ANDRADE, Mário. Amar verbo intransitivo. São Paulo, Martins, 1978.
BANDEIRA, Manuel. Apresentação da poesia brasileira. Rio de Janeiro, 1946.
BOSI, Alfredo. História Concisa da Literatura Brasileira. 2ª ed. São Paulo, Cultrix, 1975.
CASTRO ALVES, Antonio de. Espumas flutuantes. In: Obras Completas. Rio de Janeiro, Aguilar, 1966.
LEITE, Dante Moreira. O amor romântico e outros temas. 2ª ed. São Paulo, Nacional, 1979.
PLATÃO. Banquete. In: Obras completas. Madrid, Aguillar, 1966.

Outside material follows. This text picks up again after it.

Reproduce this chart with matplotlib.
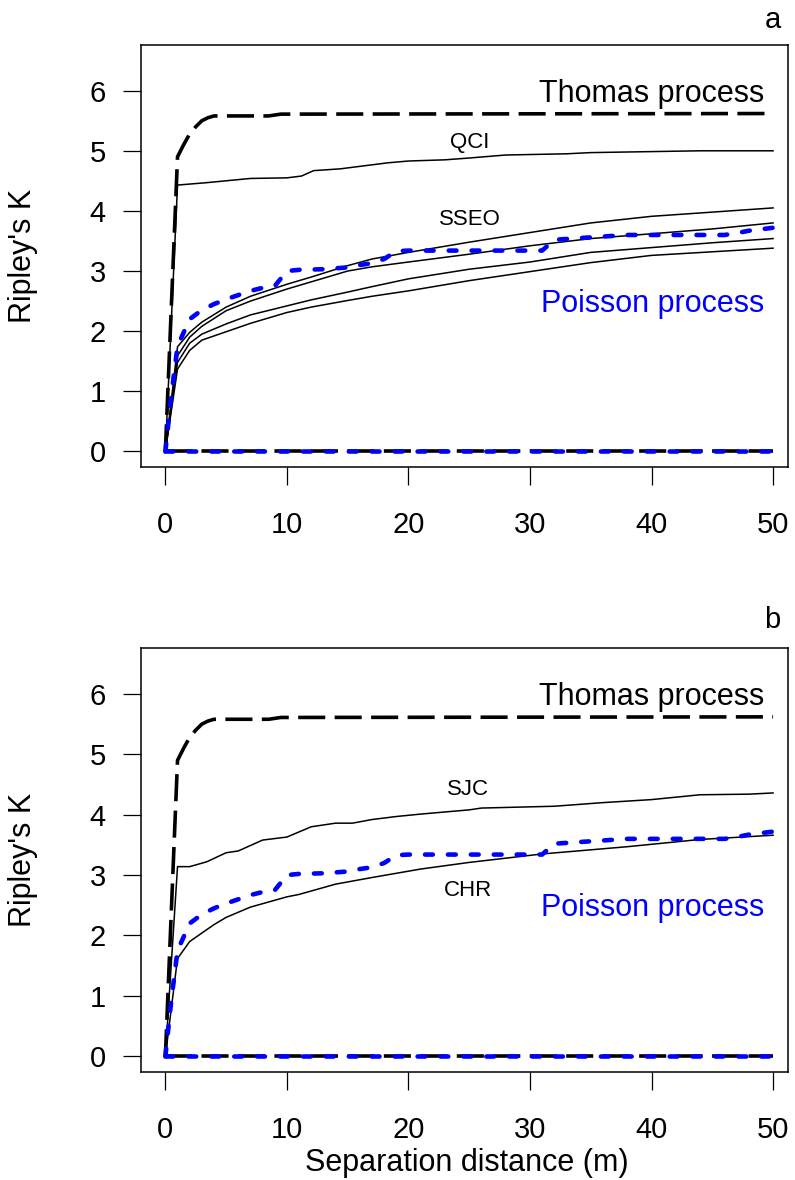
import matplotlib
matplotlib.use("Agg")
import matplotlib.pyplot as plt

plt.rcParams['font.family'] = ['Liberation Sans', 'DejaVu Sans']

# envelopes (same in both panels)
thomas_x = [0, 1, 1.5, 2, 2.5, 3, 3.5, 4, 8.5, 9.5, 50]
thomas_y = [0, 4.9, 5.1, 5.28, 5.4, 5.5, 5.55, 5.58, 5.58, 5.61, 5.62]
poisson_x = [0, 0.5, 1, 2, 3, 4, 5, 6, 7, 8, 9, 10, 11, 13, 15, 16, 17, 18, 19, 20, 31, 32, 35, 38, 46, 47, 48, 50]
poisson_y = [0, 0.95, 1.75, 2.2, 2.35, 2.45, 2.53, 2.6, 2.67, 2.72, 2.75, 3.0, 3.02, 3.03, 3.06, 3.1, 3.13, 3.2, 3.33, 3.34, 3.34, 3.52, 3.56, 3.6, 3.6, 3.63, 3.67, 3.72]
lower_x = [0, 50]
lower_y = [0, 0]

# panel a
qci_x = [0, 1, 3.4, 7, 10, 11.2, 12.2, 14.4, 18.3, 20, 23, 25, 28, 33, 35, 44, 50]
qci_y = [0, 4.43, 4.47, 4.54, 4.55, 4.58, 4.67, 4.70, 4.80, 4.83, 4.85, 4.88, 4.93, 4.95, 4.97, 5.0, 5.0]
sseo_x = [0, 1, 2, 3, 5, 7, 10, 12, 15, 17, 20, 25, 30, 35, 40, 45, 50]
sseo_1 = [0, 1.74, 1.98, 2.15, 2.40, 2.58, 2.78, 2.9, 3.09, 3.2, 3.31, 3.48, 3.64, 3.80, 3.91, 3.98, 4.05]
sseo_2 = [0, 1.59, 1.90, 2.08, 2.34, 2.50, 2.70, 2.82, 3.0, 3.07, 3.15, 3.28, 3.42, 3.54, 3.62, 3.70, 3.80]
sseo_3 = [0, 1.48, 1.80, 1.95, 2.12, 2.27, 2.42, 2.52, 2.65, 2.74, 2.87, 3.03, 3.15, 3.31, 3.39, 3.47, 3.54]
sseo_4 = [0, 1.37, 1.68, 1.85, 1.99, 2.13, 2.31, 2.40, 2.51, 2.58, 2.67, 2.84, 2.99, 3.14, 3.26, 3.32, 3.38]

# panel b
sjc_x = [0, 1, 2, 3.4, 5, 6, 8, 10, 12, 14, 15.4, 17, 19, 21, 25, 26, 32, 36, 40, 44, 48, 50]
sjc_y = [0, 3.14, 3.14, 3.22, 3.37, 3.40, 3.58, 3.63, 3.80, 3.86, 3.86, 3.92, 3.97, 4.01, 4.08, 4.11, 4.14, 4.2, 4.25, 4.33, 4.34, 4.36]
chr_x = [0, 1, 2, 4, 5, 7, 10, 11, 14, 17, 19, 21, 25, 31, 38, 44, 50]
chr_y = [0, 1.62, 1.9, 2.18, 2.3, 2.47, 2.64, 2.68, 2.85, 2.96, 3.03, 3.10, 3.21, 3.35, 3.47, 3.59, 3.66]

xticks = [0, 10, 20, 30, 40, 50]
yticks = [0, 1, 2, 3, 4, 5, 6]

W, H = 795, 1180
fig = plt.figure(figsize=(W / 100, H / 100), dpi=100)


def px_axes(left, top, right, bottom):
    return fig.add_axes([left / W, 1 - bottom / H, (right - left) / W, (bottom - top) / H])


def style(ax):
    ax.set_xlim(-2.03, 51.23)
    ax.set_ylim(-0.26, 6.76)
    ax.set_xticks(xticks)
    ax.set_yticks(yticks)
    ax.tick_params(axis='both', direction='out', length=13, width=0.9, labelsize=21)
    ax.tick_params(axis='x', pad=19)
    ax.tick_params(axis='y', pad=12)
    for s in ax.spines.values():
        s.set_linewidth(1.1)


def envelopes(ax):
    kw_t = dict(color='black', lw=2.6, dashes=(7.5, 2.6), dash_capstyle='butt', solid_capstyle='round')
    ax.plot(thomas_x, thomas_y, **kw_t)
    ax.plot(lower_x, lower_y, **kw_t)
    kw_p = dict(color='#0000ff', lw=3.3, dashes=(1.7, 3.3), dash_capstyle='round')
    ax.plot(poisson_x, poisson_y, **kw_p)
    ax.plot(lower_x, lower_y, **kw_p)
    ax.text(49.3, 5.95, 'Thomas process', ha='right', va='center', fontsize=22)


solid = dict(color='black', lw=1.1)

ax1 = px_axes(140.7, 45, 788, 467)
style(ax1)
for yy in [sseo_4, sseo_3, sseo_2, sseo_1]:
    ax1.plot(sseo_x, yy, **solid)
ax1.plot(qci_x, qci_y, **solid)
envelopes(ax1)
ax1.text(49.3, 2.45, 'Poisson process', ha='right', va='center', fontsize=22, color='#0000ff')
ax1.text(25.06, 5.14, 'QCI', ha='center', va='center', fontsize=16)
ax1.text(25.06, 3.85, 'SSEO', ha='center', va='center', fontsize=16)

ax2 = px_axes(140.7, 648, 788, 1072)
style(ax2)
ax2.plot(sjc_x, sjc_y, **solid)
ax2.plot(chr_x, chr_y, **solid)
envelopes(ax2)
ax2.text(49.3, 2.45, 'Poisson process', ha='right', va='center', fontsize=22, color='#0000ff')
ax2.text(24.9, 4.42, 'SJC', ha='center', va='center', fontsize=16)
ax2.text(24.9, 2.75, 'CHR', ha='center', va='center', fontsize=16)

fig.text(773 / W, 1 - 20 / H, 'a', ha='center', va='center', fontsize=21)
fig.text(772 / W, 1 - 620 / H, 'b', ha='center', va='center', fontsize=21)
fig.text(23 / W, 1 - 256 / H, "Ripley's K", rotation=90, ha='center', va='center', fontsize=22)
fig.text(23 / W, 1 - 860 / H, "Ripley's K", rotation=90, ha='center', va='center', fontsize=22)
fig.text(467 / W, 1 - 1163 / H, 'Separation distance (m)', ha='center', va='center', fontsize=22)

fig.savefig('out.png', dpi=100)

SALLES, David. Do ideal às ilusões; alguns temas da evolução do romantismo brasileiro. Rio de Janeiro, Civilização Brasileira; Salvador, Fundação Cultural do Estado da Bahia, 1980.

SEIXAS, Cid. Da presença de Eros na poesia romântica. O objeto, a ausência e o símbolo no amor de transferência. Um exercício de crítica psicanalítica. Minas Gerais Suplemento Literário. Ano XX, nº 829. Belo Horizonte, 21 ago. 82, p. 6-7.